PETROLEOS DE VENEZUELA SA, Venezuela's state oil company, will sell Trinidad and Tobago 9,000 b/d of kerosine, and Trinidad and Tobago will refine as much as 90,000 b/d of Venezuelan crude and market Venezuelan lubricants in the English speaking Caribbean.

REFINING

COASTAL CORP. let contract to Jacobs Engineering Group Inc., Pasadena, Calif., for process and design engineering for a revamp of its 150,000 b/d San Nicolas, Aruba, refinery.
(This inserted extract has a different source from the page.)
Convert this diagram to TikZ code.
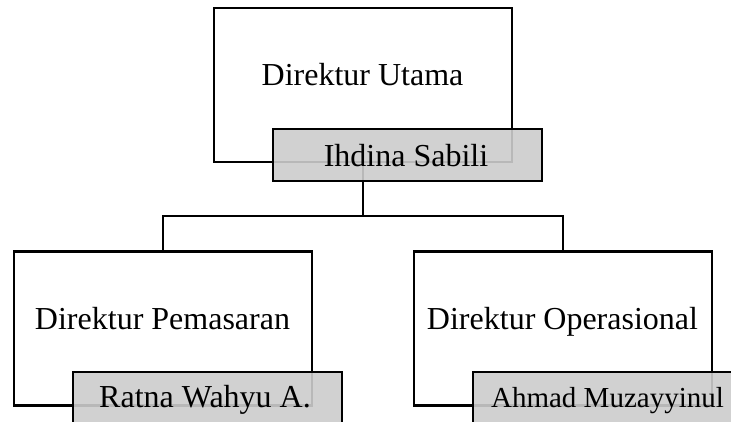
\documentclass[tikz,border=0pt]{standalone}
\usepackage{fontspec}
\setmainfont{Liberation Serif}
\begin{document}
\begin{tikzpicture}[x=1pt,y=-1pt,
  posbox/.style={draw, line width=2.2pt, fill=white, minimum width=298pt, minimum height=154pt, inner sep=0pt, outer sep=0pt},
  namebox/.style={draw, line width=2.2pt, fill=black!20, fill opacity=0.9, minimum width=269pt, minimum height=52pt, inner sep=0pt, outer sep=0pt},
  conn/.style={line width=2.2pt},
  lbl/.style={anchor=base, inner sep=0pt, font=\fontsize{32}{38}\selectfont},
  lblsmall/.style={anchor=base, inner sep=0pt, font=\fontsize{29}{34}\selectfont}]
\path[use as bounding box] (0,0) rectangle (731,421);
\clip (0,0) rectangle (731,421);
% position boxes
\node[posbox] (top) at (363,85) {};
\node[posbox] (pem) at (163,328.5) {};
\node[posbox] (ops) at (563,328.5) {};
% connectors
\coordinate (j) at (363,216);
\draw[conn] (top.south) -- (j);
\draw[conn] (j) -| (pem.north);
\draw[conn] (j) -| (ops.north);
% name boxes
\node[namebox] (ihdina) at (407.5,155) {};
\node[namebox] (ratna) at (207.5,398) {};
\node[namebox] (ahmad) at (607.5,398) {};
% texts
\node[lbl] (tUtama) at (362.5,85) {Direktur Utama};
\node[lbl] (tIhdina) at (406,166) {Ihdina Sabili};
\node[lbl] (tPem) at (162.5,329) {Direktur Pemasaran};
\node[lbl] (tOps) at (562.5,329) {Direktur Operasional};
\node[lbl] (tRatna) at (205,407) {Ratna Wahyu A.};
\node[lblsmall] (tAhmad) at (607.5,407) {Ahmad Muzayyinul};
\end{tikzpicture}
\end{document}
The plant, purchased from Exxon Corp. and shut down since February 1985, is to restart next October (OGJ, Oct. 30, 1989, p. 30).

PHILLIPS PETROLEUM CO. completed a Hydrisom process design for an isomerization unit for Petromin-Mobil Yanbu Refinery Co. Ltd.'s refinery at Yanbu, Saudi Arabia.

CORPOVEN SA, a unit of Petroleos de Venezuela SA, will hike production of high octane gasoline to 54,000 b/d from 42,000 b/d at its 105,000 b/d El Palito refinery in Venezuela's Carabobo province, allowing an 11,000 b/d increase in gasoline exports. Expansion will be complete at the end of March.

GAS PROCESSING

PDVSA is studying a Royal Dutch/Shell Group proposal for a $57 million gas processing plant in eastern Venezuela under a prospective joint venture.

ALTERNATE FUELS

INDONESIA'S State Electricity Co. agreed to buy two 400,000 kw coal fired steam generators from a group made up of ABB Combustion Engineering Systems, C. Itoh, and PT Energy System Indonesia. The project is valued at about $305 million, with the group's share about $210 million. The steam generators, to be installed at Paiton, East Java, will start up in 1994 and burn coal from mines in East and South Kalimantan.